Überraschend ist all dies gleichwohl nicht. Verkörpert Israel doch wie kein anderer Staat des Nahen Ostens den Geist der Moderne: Gemessen an Bevölkerungszahlen werden nur in Island mehr Bücher publiziert als hier. Kein Land verfügt über eine höhere Pro-Kopf-Rate an Ingenieuren und High-Tech-Startups. Die Israelis können sich überdies mit mehr Nobelpreisträgern brüsten als die gesamte islamische Welt.
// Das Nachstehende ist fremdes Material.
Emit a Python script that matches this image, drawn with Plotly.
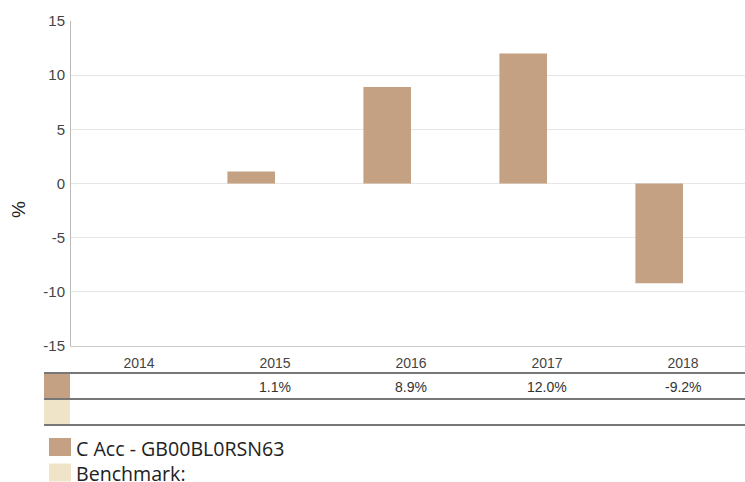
import plotly.graph_objects as go

years = ["2014", "2015", "2016", "2017", "2018"]
fund_values = [None, 1.1, 8.9, 12.0, -9.2]
bench_values = [None, None, None, None, None]
fund_name = "C Acc - GB00BL0RSN63"
bench_name = "Benchmark:"
y_ticks = [-15, -10, -5, 0, 5, 10, 15]
y_ticktext = [str(v) for v in y_ticks]

FUND_COLOR = "#c4a182"
BENCH_COLOR = "#f0e4c8"

W, H = 751, 482
L, R, T, B = 71, 0, 21, 136

fig = go.Figure()
fig.add_trace(go.Bar(x=years, y=fund_values, name=fund_name, marker_color=FUND_COLOR,
                     marker_line_width=0, showlegend=False, hoverinfo="skip"))
fig.add_trace(go.Bar(x=years, y=bench_values, name=bench_name, marker_color=BENCH_COLOR,
                     marker_line_width=0, showlegend=False, hoverinfo="skip"))

ph = H - T - B
def py(pix):
    return (H - B - pix) / ph
def px(pix):
    return (pix - L) / (W - L - R)

shapes = []
annotations = []

for yy in [373, 399, 425]:
    shapes.append(dict(type="line", xref="paper", yref="paper", x0=px(44), x1=px(W),
                       y0=py(yy), y1=py(yy), line=dict(color="#4a4a4a", width=1.5)))
shapes.append(dict(type="rect", xref="paper", yref="paper", x0=px(44), x1=px(70),
                   y0=py(374), y1=py(398), fillcolor=FUND_COLOR, line_width=0))
shapes.append(dict(type="rect", xref="paper", yref="paper", x0=px(44), x1=px(70),
                   y0=py(400), y1=py(424), fillcolor=BENCH_COLOR, line_width=0))

for i, v in enumerate(fund_values):
    if v is not None:
        annotations.append(dict(x=i, xref="x", y=py(386.5), yref="paper", text=f"{v:.1f}%",
                                showarrow=False, font=dict(family="Liberation Sans, Arial", size=14, color="#333"),
                                xanchor="center", yanchor="middle"))
for i, v in enumerate(bench_values):
    if v is not None:
        annotations.append(dict(x=i, xref="x", y=py(412), yref="paper", text=f"{v:.1f}%",
                                showarrow=False, font=dict(family="Liberation Sans, Arial", size=14, color="#333"),
                                xanchor="center", yanchor="middle"))

# custom legend: swatches + one multi-line text block
legend_items = [(fund_name, FUND_COLOR), (bench_name, BENCH_COLOR)]
for i, (name, col) in enumerate(legend_items):
    top = 438 + i * 25.5
    shapes.append(dict(type="rect", xref="paper", yref="paper", x0=px(49), x1=px(71),
                       y0=py(top), y1=py(top + 18), fillcolor=col, line_width=0))
annotations.append(dict(x=px(75), xref="paper", y=py(434), yref="paper",
                        text="<br>".join(n for n, _ in legend_items),
                        showarrow=False, xanchor="left", yanchor="top", align="left", borderpad=0,
                        font=dict(family="Open Sans", size=19.6, color="#222")))

annotations.append(dict(x=px(18), xref="paper", y=py(210), yref="paper", text="%", textangle=-90,
                        showarrow=False, xanchor="center", yanchor="middle",
                        font=dict(family="Liberation Sans, Arial", size=19, color="#222")))

fig.update_layout(
    width=W, height=H,
    margin=dict(l=L, r=R, t=T, b=B, autoexpand=False),
    paper_bgcolor="white", plot_bgcolor="white",
    barmode="group", bargap=0.3, bargroupgap=0,
    shapes=shapes, annotations=annotations,
    hovermode=False,
    xaxis=dict(type="category", categoryorder="array", categoryarray=years,
               range=[-0.5, len(years) - 0.5], autorange=False,
               showgrid=False, showline=True, linecolor="#cccccc", linewidth=1,
               ticks="outside", ticklen=4, tickcolor="rgba(0,0,0,0)",
               tickfont=dict(family="Liberation Sans, Arial", size=14, color="#444"),
               fixedrange=True),
    yaxis=dict(range=[-15, 15], autorange=False, tickvals=y_ticks, ticktext=y_ticktext,
               showgrid=True, gridcolor="#e6e6e6",
               zeroline=True, zerolinecolor="#e6e6e6", zerolinewidth=1,
               showline=True, linecolor="#bbbbbb", linewidth=1, ticks="outside", ticklen=2,
               tickcolor="rgba(0,0,0,0)",
               tickfont=dict(family="Liberation Sans, Arial", size=15, color="#444"),
               fixedrange=True),
)

fig.write_html("out.html", config={"displayModeBar": False, "staticPlot": True},
               post_script="document.body.style.margin='0';document.body.style.overflow='hidden';")
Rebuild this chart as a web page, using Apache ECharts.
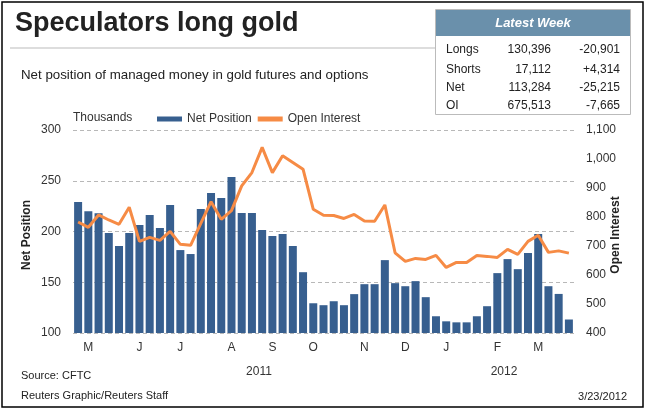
<!DOCTYPE html>
<html><head><meta charset="utf-8">
<script src="https://cdn.jsdelivr.net/npm/echarts@6/dist/echarts.min.js"></script>
<style>html,body{margin:0;padding:0;background:#fff}#c{width:645px;height:409px}</style>
</head><body><div id="c"></div>
<script>
// ---- data ----
const weeks = ['2011-04-19','2011-04-26','2011-05-03','2011-05-10','2011-05-17','2011-05-24','2011-05-31','2011-06-07','2011-06-14','2011-06-21','2011-06-28','2011-07-05','2011-07-12','2011-07-19','2011-07-26','2011-08-02','2011-08-09','2011-08-16','2011-08-23','2011-08-30','2011-09-06','2011-09-13','2011-09-20','2011-09-27','2011-10-04','2011-10-11','2011-10-18','2011-10-25','2011-11-01','2011-11-08','2011-11-15','2011-11-22','2011-11-29','2011-12-06','2011-12-13','2011-12-20','2011-12-27','2012-01-03','2012-01-10','2012-01-17','2012-01-24','2012-01-31','2012-02-07','2012-02-14','2012-02-21','2012-02-28','2012-03-06','2012-03-13','2012-03-20'];
const netPosition = [229,220,218,198.5,185.7,198.5,206.4,216.3,203.5,226.2,181.7,177.8,222.2,238,233,253.8,218.3,218.3,201.5,195.6,197.6,185.7,159.9,129.3,127.4,131.3,127.4,138.3,148.1,148.1,171.8,149.1,146.1,151.1,135.3,116.5,111.5,110.5,110.5,116.5,126.4,159,172.8,162.9,178.8,197.6,146.1,138.5,113.3];
const openInterest = [782.8,764.5,807,789.7,774.8,833.6,716,729.9,719.5,750.6,705.7,702.2,778,853,792,821.9,907.3,953.3,1040,953,1011,988,965,826.7,806,805,795,809,786,785.2,841.6,676.6,646.9,657.3,653.8,667.6,626.1,643.4,643.4,667.6,664.2,660.7,688.4,671.1,716,736.8,678,683.2,675.5];
const monthTickWeeks = ['2011-04-26','2011-05-31','2011-06-28','2011-08-02','2011-08-30','2011-09-27','2011-11-01','2011-11-29','2011-12-27','2012-01-31','2012-02-28'];
const monthTickLabels = ['M','J','J','A','S','O','N','D','J','F','M'];
const yearLabels = ['2011','2012'];
const leftTicks = {min:100, max:300, interval:50};
const rightTicks = {min:400, max:1100, interval:100};
const tableRows = ['Longs','Shorts','Net','OI'];
const tableValues = ['130,396','17,112','113,284','675,513'];
const tableChanges = ['-20,901','+4,314','-25,215','-7,665'];

// ---- chart ----
const FONT = "'Liberation Sans', Arial, sans-serif";
const chart = echarts.init(document.getElementById('c'), null, {renderer:'canvas'});
const fmt = v => v.toLocaleString('en-US');
const tickMap = {};
monthTickWeeks.forEach((w,i)=>{tickMap[w]=monthTickLabels[i];});

const graphics = [
  {type:'rect', shape:{x:2,y:2,width:641,height:405}, style:{fill:'none', stroke:'#000', lineWidth:1.5}, z:100},
  {type:'text', x:15, y:24, style:{text:'Speculators long gold', font:'bold 27px '+FONT, fill:'#222', verticalAlign:'middle'}},
  {type:'line', shape:{x1:10,y1:48,x2:436,y2:48}, style:{stroke:'#bbb', lineWidth:1}},
  {type:'text', x:21, y:75, style:{text:'Net position of managed money in gold futures and options', font:'13.3px '+FONT, fill:'#222', verticalAlign:'middle'}},
  {type:'text', x:73, y:118, style:{text:'Thousands', font:'12px '+FONT, fill:'#333', verticalAlign:'middle'}},
  {type:'text', x:27, y:235, rotation:Math.PI/2, style:{text:'Net Position', font:'bold 12px '+FONT, fill:'#222', align:'center', verticalAlign:'middle'}},
  {type:'text', x:616, y:235, rotation:Math.PI/2, style:{text:'Open Interest', font:'bold 12px '+FONT, fill:'#222', align:'center', verticalAlign:'middle'}},
  {type:'text', x:259, y:372, style:{text:yearLabels[0], font:'12px '+FONT, fill:'#333', align:'center', verticalAlign:'middle'}},
  {type:'text', x:504, y:372, style:{text:yearLabels[1], font:'12px '+FONT, fill:'#333', align:'center', verticalAlign:'middle'}},
  {type:'text', x:21, y:376, style:{text:'Source: CFTC', font:'11px '+FONT, fill:'#222', verticalAlign:'middle'}},
  {type:'text', x:21, y:396, style:{text:'Reuters Graphic/Reuters Staff', font:'11px '+FONT, fill:'#222', verticalAlign:'middle'}},
  {type:'text', x:627, y:397, style:{text:'3/23/2012', font:'11px '+FONT, fill:'#222', align:'right', verticalAlign:'middle'}},
  // table
  {type:'rect', shape:{x:435.5,y:9.5,width:195,height:105}, style:{fill:'#fff', stroke:'#bbb', lineWidth:1}},
  {type:'rect', shape:{x:436,y:10,width:194,height:26}, style:{fill:'#6a90ab'}},
  {type:'text', x:533, y:23, style:{text:'Latest Week', font:'italic bold 13px '+FONT, fill:'#fff', align:'center', verticalAlign:'middle'}}
];
const rowY = [50,70,88,106];
tableRows.forEach((r,i)=>{
  graphics.push({type:'text', x:446, y:rowY[i], style:{text:r, font:'12px '+FONT, fill:'#222', verticalAlign:'middle'}});
  graphics.push({type:'text', x:551, y:rowY[i], style:{text:tableValues[i], font:'12px '+FONT, fill:'#222', align:'right', verticalAlign:'middle'}});
  graphics.push({type:'text', x:620, y:rowY[i], style:{text:tableChanges[i], font:'12px '+FONT, fill:'#222', align:'right', verticalAlign:'middle'}});
});

chart.setOption({
  animation:false,
  backgroundColor:'#fff',
  textStyle:{fontFamily:FONT},
  grid:{left:73, right:71, top:130, bottom:76, containLabel:false},
  legend:{
    left:152, top:108, itemWidth:25, itemHeight:5, itemGap:6,
    icon:'rect',
    textStyle:{fontSize:12, color:'#333', fontFamily:FONT},
    data:['Net Position','Open Interest']
  },
  xAxis:{
    type:'category', data:weeks, boundaryGap:true,
    axisLine:{show:false}, axisTick:{show:false},
    axisLabel:{
      margin:9, fontSize:12, color:'#333',
      interval:(idx,val)=>tickMap[val]!==undefined,
      formatter:v=>tickMap[v]||''
    }
  },
  yAxis:[
    {type:'value', min:leftTicks.min, max:leftTicks.max, interval:leftTicks.interval,
     axisLine:{show:false}, axisTick:{show:false},
     axisLabel:{margin:12, fontSize:12, color:'#333'},
     splitLine:{show:true, lineStyle:{color:'#b8b8b8', type:[4,3], width:1}}},
    {type:'value', min:rightTicks.min, max:rightTicks.max, interval:rightTicks.interval, position:'right',
     axisLine:{show:false}, axisTick:{show:false},
     axisLabel:{margin:12, fontSize:12, color:'#333', formatter:v=>fmt(v)},
     splitLine:{show:false}}
  ],
  series:[
    {name:'Net Position', type:'bar', data:netPosition, yAxisIndex:0, barWidth:8,
     itemStyle:{color:'#375f8f'}},
    {name:'Open Interest', type:'line', data:openInterest, yAxisIndex:1, symbol:'none',
     lineStyle:{color:'#f68b45', width:3}, itemStyle:{color:'#f68b45'}, z:5}
  ],
  graphic:graphics
});
</script></body></html>
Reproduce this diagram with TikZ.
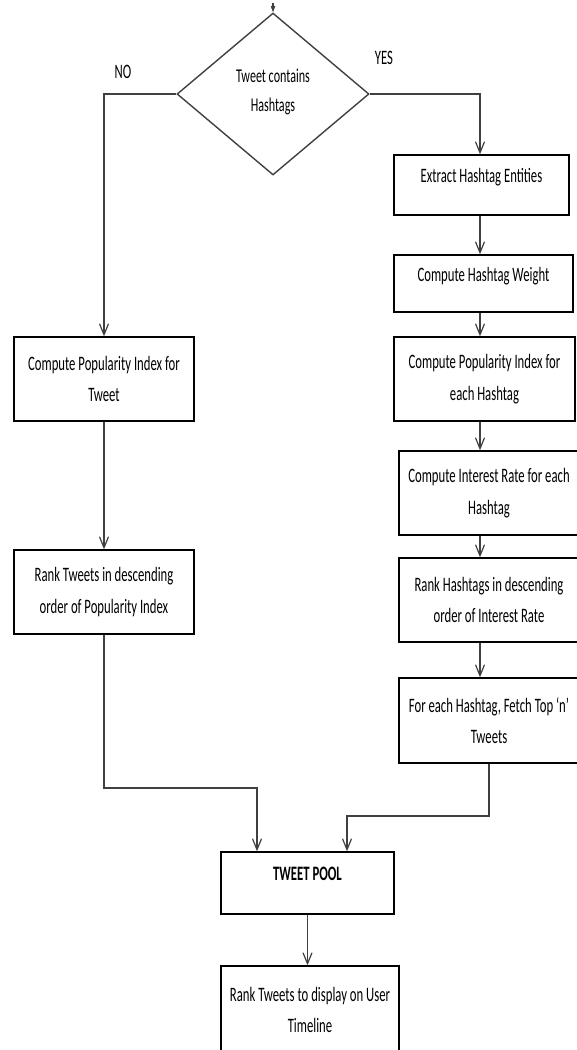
\documentclass[tikz,border=0pt]{standalone}
\usepackage{fontspec}
\setmainfont{Carlito}[FakeStretch=0.62]
\usetikzlibrary{arrows.meta,shapes.geometric}
\definecolor{linegray}{RGB}{64,64,64}

\begin{document}
\begin{tikzpicture}[x=1pt, y=-1pt,
  box/.style={draw=black, line width=1.4pt, rectangle, align=center, inner sep=0pt,
    font=\fontsize{20.5}{31.5}\selectfont},
  oneline/.style={text depth=19pt},
  decision/.style={diamond, draw=linegray, line width=1.4pt, minimum width=192pt,
    minimum height=162pt, inner sep=0pt, align=center, text depth=8pt,
    font=\fontsize{19.5}{29}\selectfont},
  lbl/.style={inner sep=0pt, font=\fontsize{20.5}{31.5}\selectfont},
  flow/.style={draw=linegray, line width=1.2pt, -{Straight Barb[length=11pt,width=9pt]}}]
  \useasboundingbox (0,0) rectangle (577,1050);

  % decision
  \node[decision] (hasTags) at (273,94) {Tweet contains\\Hashtags};
  \node[lbl] (no) at (123,72) {NO};
  \node[lbl] (yes) at (384,58) {YES};

  % left branch
  \node[box, minimum width=180pt, minimum height=84pt] (popTweet) at (104,379)
       {Compute Popularity Index for\\Tweet};
  \node[box, minimum width=180pt, minimum height=84pt] (rankTweet) at (104,592)
       {Rank Tweets in descending\\order of Popularity Index};

  % right branch
  \node[box, oneline, minimum width=175pt, minimum height=60pt] (extract) at (481.5,185)
       {Extract Hashtag Entities};
  \node[box, oneline, minimum width=179pt, minimum height=57pt] (weight) at (483.5,283.5)
       {Compute Hashtag Weight};
  \node[box, minimum width=181pt, minimum height=84pt] (popTag) at (484.5,379)
       {Compute Popularity Index for\\each Hashtag};
  \node[box, minimum width=180pt, minimum height=84pt] (interest) at (489,493)
       {Compute Interest Rate for each\\Hashtag};
  \node[box, minimum width=180pt, minimum height=84pt] (rankTag) at (489,600)
       {Rank Hashtags in descending\\order of Interest Rate};
  \node[box, minimum width=180pt, minimum height=85pt] (fetch) at (489,720.5)
       {For each Hashtag, Fetch Top ‘n’\\Tweets};

  % merge
  \node[box, oneline, minimum width=173pt, minimum height=62pt] (pool) at (307.5,883)
       {\bfseries TWEET POOL};
  \node[box, minimum width=178pt, minimum height=88pt] (timeline) at (310,1010)
       {Rank Tweets to display on User\\Timeline};

  % connectors
  \coordinate (entry) at (273,3);
  \coordinate (spine) at (480,0);
  \coordinate (joinL) at (257,788);
  \coordinate (joinR) at (347,816);
  \draw[linegray, line width=1.6pt, -{Straight Barb[length=4pt,width=3pt]}] (entry) -- (hasTags.north);
  \draw[flow] (hasTags.west) -| (popTweet.north);
  \draw[flow] (hasTags.east) -| (extract.north -| spine);
  \foreach \from/\to in {extract/weight, weight/popTag, popTag/interest, interest/rankTag, rankTag/fetch}
    \draw[flow] (\from.south -| spine) -- (\to.north -| spine);
  \draw[flow] (popTweet) -- (rankTweet);
  \draw[flow] (rankTweet.south) |- (joinL) -- (joinL |- pool.north);
  \draw[flow] (fetch.south) |- (joinR) -- (joinR |- pool.north);
  \draw[flow] (pool.south) -- (pool.south |- timeline.north);
\end{tikzpicture}
\end{document}
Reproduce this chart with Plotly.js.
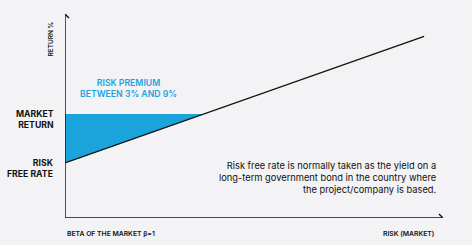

Kurz: Israel mag, da es das einzige Land mit jüdischer Mehrheit ist, eine erstklassige Projektionsfläche für antisemitische Ressentiments darstellen – als edler Wilder unter den Staaten taugt es nicht.

Krisztina Morvai, EU-Abgeordnete und Protegé der neofaschistischen Jobbik-Partei, behauptete vor kurzem: „Präsident Schimon Peres hat erklärt, dass Israel Ungarn aufkaufen wolle – dafür habe ich Belege. Und jeder sieht ja, welches Leid Israel in Palästina anrichtet.“ In einem offenen Brief an den israelischen Botschafter in Ungarn hatte die ehemalige UN-Mitarbeiterin ihre Meinung über Israel zuvor schon folgendermaßen ausgebreitet: „Die einzige Art, mit Leuten wie euch zu sprechen, ist die Manier der Hamas. Ich wünsche mir, dass ihr verlausten, dreckigen Mörder von der Hamas geküsst werdet.“

Hier finden zwei Rassismen zueinander, die man sonst fein säuberlich zu trennen weiß. Die Ungarin Morvai sieht sich von Juden als Palästinenserin unter den Europäern verfolgt. Eine solche Volte erstaunt aber nur auf den ersten Blick. Denn die Vorstellung vom edlen Wilden wie auch der totalitäre Traum der Jobbik-Partei sind sich insofern ähnlich, als sie beide das Individuum dem Kollektiv unterordnen. Die Identifikation gelingt den Feinden der Freiheit somit auf beiden Ebenen. Ganz egal aber, ob nun behauptet wird, die Natur oder die völkische Partei habe immer Recht: Palästinenser und Israelis verlieren in derart menschenverachtenden Spielen gleichermaßen.